## SET TASK
Copy nothing but the text: repeat each entry exactly and drop the images.

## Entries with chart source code
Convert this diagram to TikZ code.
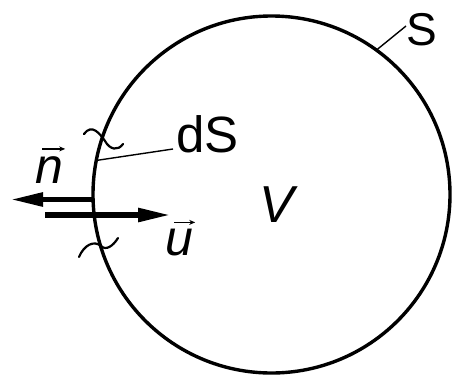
\documentclass[tikz,border=0pt]{standalone}
\usepackage{fontspec}
\setmainfont{Liberation Sans}
\usetikzlibrary{arrows.meta}
\tikzset{
  lbl/.style={anchor=base west, inner sep=0pt, font=\fontsize{46}{50}\selectfont},
  vlbl/.style={anchor=base west, inner sep=0pt, font=\fontsize{50}{54}\selectfont\itshape},
  vecacc/.style={line width=1.3pt, -{Stealth[length=6pt,width=5pt]}},
  leader/.style={line width=1.4pt},
  wavy/.style={line width=2.2pt, line cap=round},
  bigarrow/.style={line width=5.5pt, -{Triangle[length=33pt,width=13pt]}}
}
\begin{document}
\begin{tikzpicture}[x=1pt,y=-1pt]
\useasboundingbox (0,0) rectangle (455,378);
\node[draw, circle, line width=3.4pt, minimum size=357pt, inner sep=0pt, outer sep=0pt] (vol) at (271.5,194.5) {};
% labels
\node[lbl] (S) at (406,45) {S};
\node[lbl, font=\fontsize{51}{55}\selectfont] (dS) at (176,152) {dS};
\node[lbl, font=\fontsize{52}{56}\selectfont\itshape] (V) at (259,222) {V};
\node[vlbl] (n) at (35,183) {n};
\node[vlbl] (u) at (165,255) {u};
% vector accents
\draw[vecacc] ([xshift=7pt,yshift=7pt]n.north west) -- ([xshift=2pt,yshift=7pt]n.north east);
\draw[vecacc] ([xshift=9pt,yshift=6pt]u.north west) -- ([xshift=2pt,yshift=6pt]u.north east);
% leaders
\coordinate (Send) at (406,26);
\coordinate (dSend) at (173,149);
\draw[leader] (vol.54) -- (Send);
\draw[leader] (vol.169) -- (dSend);
% tildes
\draw[wavy] (84,134) .. controls (92,123) and (100,134) .. (105,141) .. controls (110,150) and (118,151) .. (123,144);
\draw[wavy] (79,257) .. controls (84,245) and (94,240) .. (101,246) .. controls (106,251) and (113,246) .. (118,238);
% arrows
\coordinate (nstart) at (93,199.5);
\coordinate (ntip) at (10,199.5);
\coordinate (ustart) at (45,215);
\coordinate (utip) at (171,215);
\draw[bigarrow] (nstart) -- (ntip);
\draw[bigarrow] (ustart) -- (utip);
\end{tikzpicture}
\end{document}
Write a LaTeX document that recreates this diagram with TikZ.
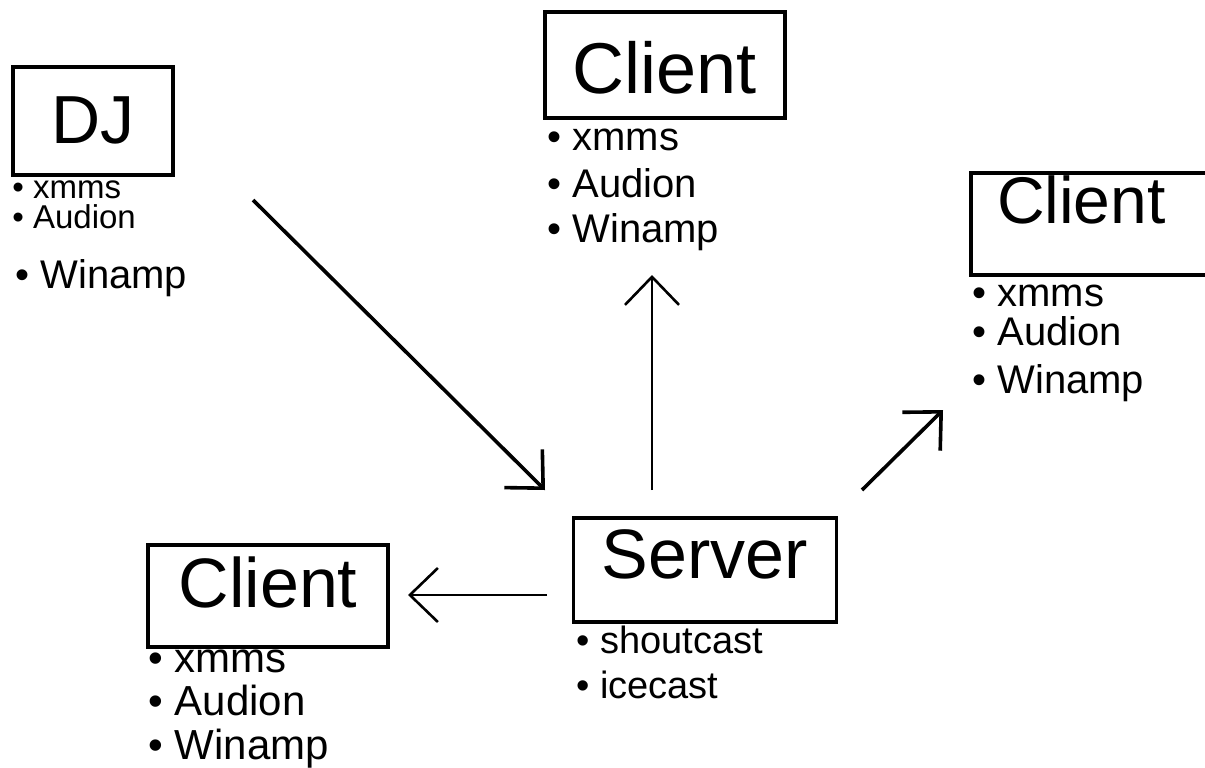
\documentclass[tikz,border=0pt]{standalone}
\usepackage{fontspec}
\setmainfont{Liberation Sans}
\usetikzlibrary{arrows.meta}
\begin{document}
\begin{tikzpicture}[x=0.5pt,y=-0.5pt]
\tikzstyle{box}=[rectangle,draw,line width=1.6pt,inner sep=0pt]
\tikzstyle{item}=[anchor=base west,inner sep=0pt]
\tikzstyle{link}=[-{Straight Barb[length=14pt,width=27pt]},line width=1.8pt]
\tikzstyle{thinLink}=[link,line width=1.3pt]

\useasboundingbox (0,0) rectangle (1205,767);

%the boxes.
\node[box,minimum width=80pt,minimum height=54pt,text height=24pt,text depth=2pt,font=\fontsize{34}{40}\selectfont] (dj) at (93,121) {DJ};
\node[box,minimum width=120pt,minimum height=53pt,text height=28pt,text depth=0pt,font=\fontsize{36}{42}\selectfont] (clientTop) at (665,65) {Client};
\node[box,text width=99pt,inner xsep=13pt,align=left,minimum height=51pt,text height=24pt,text depth=25pt,font=\fontsize{33}{40}\selectfont] (clientRight) at (1096,224) {Client};
\node[box,minimum width=131.5pt,minimum height=52pt,text height=25pt,text depth=17pt,font=\fontsize{35}{42}\selectfont] (server) at (705,570) {Server};
\node[box,minimum width=120pt,minimum height=51pt,text height=25pt,text depth=14pt,font=\fontsize{35}{42}\selectfont] (clientLeft) at (268,596) {Client};

%players and servers.
\node[item,font=\fontsize{16.5}{20}\selectfont] (djXmms) at (12,198) {• xmms};
\node[item,font=\fontsize{16.5}{20}\selectfont] (djAudion) at (12,228) {• Audion};
\node[item,font=\fontsize{20}{24}\selectfont] (djWinamp) at (15,288) {• Winamp};

\node[item,font=\fontsize{20}{24}\selectfont] (topXmms) at (547,150) {• xmms};
\node[item,font=\fontsize{20}{24}\selectfont] (topAudion) at (547,197) {• Audion};
\node[item,font=\fontsize{20}{24}\selectfont] (topWinamp) at (547,242) {• Winamp};

\node[item,font=\fontsize{20}{24}\selectfont] (rightXmms) at (972,306) {• xmms};
\node[item,font=\fontsize{20}{24}\selectfont] (rightAudion) at (972,345) {• Audion};
\node[item,font=\fontsize{20}{24}\selectfont] (rightWinamp) at (972,393) {• Winamp};

\node[item,font=\fontsize{19}{23}\selectfont] (srvShout) at (576,653) {• shoutcast};
\node[item,font=\fontsize{19}{23}\selectfont] (srvIce) at (576,698) {• icecast};

\node[item,font=\fontsize{21}{25}\selectfont] (leftXmms) at (148,672) {• xmms};
\node[item,font=\fontsize{21}{25}\selectfont] (leftAudion) at (148,715) {• Audion};
\node[item,font=\fontsize{21}{25}\selectfont] (leftWinamp) at (148,759) {• Winamp};

%arrow ends.
\coordinate (djOut) at (253,200);
\coordinate (srvIn) at (545,490);
\coordinate (srvUp) at (652,490);
\coordinate (topIn) at (652,275);
\coordinate (srvRight) at (862,490);
\coordinate (rightIn) at (943,410);
\coordinate (srvLeft) at (547,595);
\coordinate (leftIn) at (408,595);

\draw[link] (djOut) -- (srvIn);
\draw[thinLink] (srvUp) -- (topIn);
\draw[link] (srvRight) -- (rightIn);
\draw[thinLink] (srvLeft) -- (leftIn);

\end{tikzpicture}
\end{document}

## RESULT OF THIS TASK
Convert this diagram to TikZ code.
\documentclass[tikz,border=0pt]{standalone}
\usepackage{fontspec}
\setmainfont{Liberation Sans}
\usetikzlibrary{arrows.meta}
\tikzset{
  lbl/.style={anchor=base west, inner sep=0pt, font=\fontsize{46}{50}\selectfont},
  vlbl/.style={anchor=base west, inner sep=0pt, font=\fontsize{50}{54}\selectfont\itshape},
  vecacc/.style={line width=1.3pt, -{Stealth[length=6pt,width=5pt]}},
  leader/.style={line width=1.4pt},
  wavy/.style={line width=2.2pt, line cap=round},
  bigarrow/.style={line width=5.5pt, -{Triangle[length=33pt,width=13pt]}}
}
\begin{document}
\begin{tikzpicture}[x=1pt,y=-1pt]
\useasboundingbox (0,0) rectangle (455,378);
\node[draw, circle, line width=3.4pt, minimum size=357pt, inner sep=0pt, outer sep=0pt] (vol) at (271.5,194.5) {};
% labels
\node[lbl] (S) at (406,45) {S};
\node[lbl, font=\fontsize{51}{55}\selectfont] (dS) at (176,152) {dS};
\node[lbl, font=\fontsize{52}{56}\selectfont\itshape] (V) at (259,222) {V};
\node[vlbl] (n) at (35,183) {n};
\node[vlbl] (u) at (165,255) {u};
% vector accents
\draw[vecacc] ([xshift=7pt,yshift=7pt]n.north west) -- ([xshift=2pt,yshift=7pt]n.north east);
\draw[vecacc] ([xshift=9pt,yshift=6pt]u.north west) -- ([xshift=2pt,yshift=6pt]u.north east);
% leaders
\coordinate (Send) at (406,26);
\coordinate (dSend) at (173,149);
\draw[leader] (vol.54) -- (Send);
\draw[leader] (vol.169) -- (dSend);
% tildes
\draw[wavy] (84,134) .. controls (92,123) and (100,134) .. (105,141) .. controls (110,150) and (118,151) .. (123,144);
\draw[wavy] (79,257) .. controls (84,245) and (94,240) .. (101,246) .. controls (106,251) and (113,246) .. (118,238);
% arrows
\coordinate (nstart) at (93,199.5);
\coordinate (ntip) at (10,199.5);
\coordinate (ustart) at (45,215);
\coordinate (utip) at (171,215);
\draw[bigarrow] (nstart) -- (ntip);
\draw[bigarrow] (ustart) -- (utip);
\end{tikzpicture}
\end{document}
Write a LaTeX document that recreates this diagram with TikZ.
\documentclass[tikz,border=0pt]{standalone}
\usepackage{fontspec}
\setmainfont{Liberation Sans}
\usetikzlibrary{arrows.meta}
\begin{document}
\begin{tikzpicture}[x=0.5pt,y=-0.5pt]
\tikzstyle{box}=[rectangle,draw,line width=1.6pt,inner sep=0pt]
\tikzstyle{item}=[anchor=base west,inner sep=0pt]
\tikzstyle{link}=[-{Straight Barb[length=14pt,width=27pt]},line width=1.8pt]
\tikzstyle{thinLink}=[link,line width=1.3pt]

\useasboundingbox (0,0) rectangle (1205,767);

%the boxes.
\node[box,minimum width=80pt,minimum height=54pt,text height=24pt,text depth=2pt,font=\fontsize{34}{40}\selectfont] (dj) at (93,121) {DJ};
\node[box,minimum width=120pt,minimum height=53pt,text height=28pt,text depth=0pt,font=\fontsize{36}{42}\selectfont] (clientTop) at (665,65) {Client};
\node[box,text width=99pt,inner xsep=13pt,align=left,minimum height=51pt,text height=24pt,text depth=25pt,font=\fontsize{33}{40}\selectfont] (clientRight) at (1096,224) {Client};
\node[box,minimum width=131.5pt,minimum height=52pt,text height=25pt,text depth=17pt,font=\fontsize{35}{42}\selectfont] (server) at (705,570) {Server};
\node[box,minimum width=120pt,minimum height=51pt,text height=25pt,text depth=14pt,font=\fontsize{35}{42}\selectfont] (clientLeft) at (268,596) {Client};

%players and servers.
\node[item,font=\fontsize{16.5}{20}\selectfont] (djXmms) at (12,198) {• xmms};
\node[item,font=\fontsize{16.5}{20}\selectfont] (djAudion) at (12,228) {• Audion};
\node[item,font=\fontsize{20}{24}\selectfont] (djWinamp) at (15,288) {• Winamp};

\node[item,font=\fontsize{20}{24}\selectfont] (topXmms) at (547,150) {• xmms};
\node[item,font=\fontsize{20}{24}\selectfont] (topAudion) at (547,197) {• Audion};
\node[item,font=\fontsize{20}{24}\selectfont] (topWinamp) at (547,242) {• Winamp};

\node[item,font=\fontsize{20}{24}\selectfont] (rightXmms) at (972,306) {• xmms};
\node[item,font=\fontsize{20}{24}\selectfont] (rightAudion) at (972,345) {• Audion};
\node[item,font=\fontsize{20}{24}\selectfont] (rightWinamp) at (972,393) {• Winamp};

\node[item,font=\fontsize{19}{23}\selectfont] (srvShout) at (576,653) {• shoutcast};
\node[item,font=\fontsize{19}{23}\selectfont] (srvIce) at (576,698) {• icecast};

\node[item,font=\fontsize{21}{25}\selectfont] (leftXmms) at (148,672) {• xmms};
\node[item,font=\fontsize{21}{25}\selectfont] (leftAudion) at (148,715) {• Audion};
\node[item,font=\fontsize{21}{25}\selectfont] (leftWinamp) at (148,759) {• Winamp};

%arrow ends.
\coordinate (djOut) at (253,200);
\coordinate (srvIn) at (545,490);
\coordinate (srvUp) at (652,490);
\coordinate (topIn) at (652,275);
\coordinate (srvRight) at (862,490);
\coordinate (rightIn) at (943,410);
\coordinate (srvLeft) at (547,595);
\coordinate (leftIn) at (408,595);

\draw[link] (djOut) -- (srvIn);
\draw[thinLink] (srvUp) -- (topIn);
\draw[link] (srvRight) -- (rightIn);
\draw[thinLink] (srvLeft) -- (leftIn);

\end{tikzpicture}
\end{document}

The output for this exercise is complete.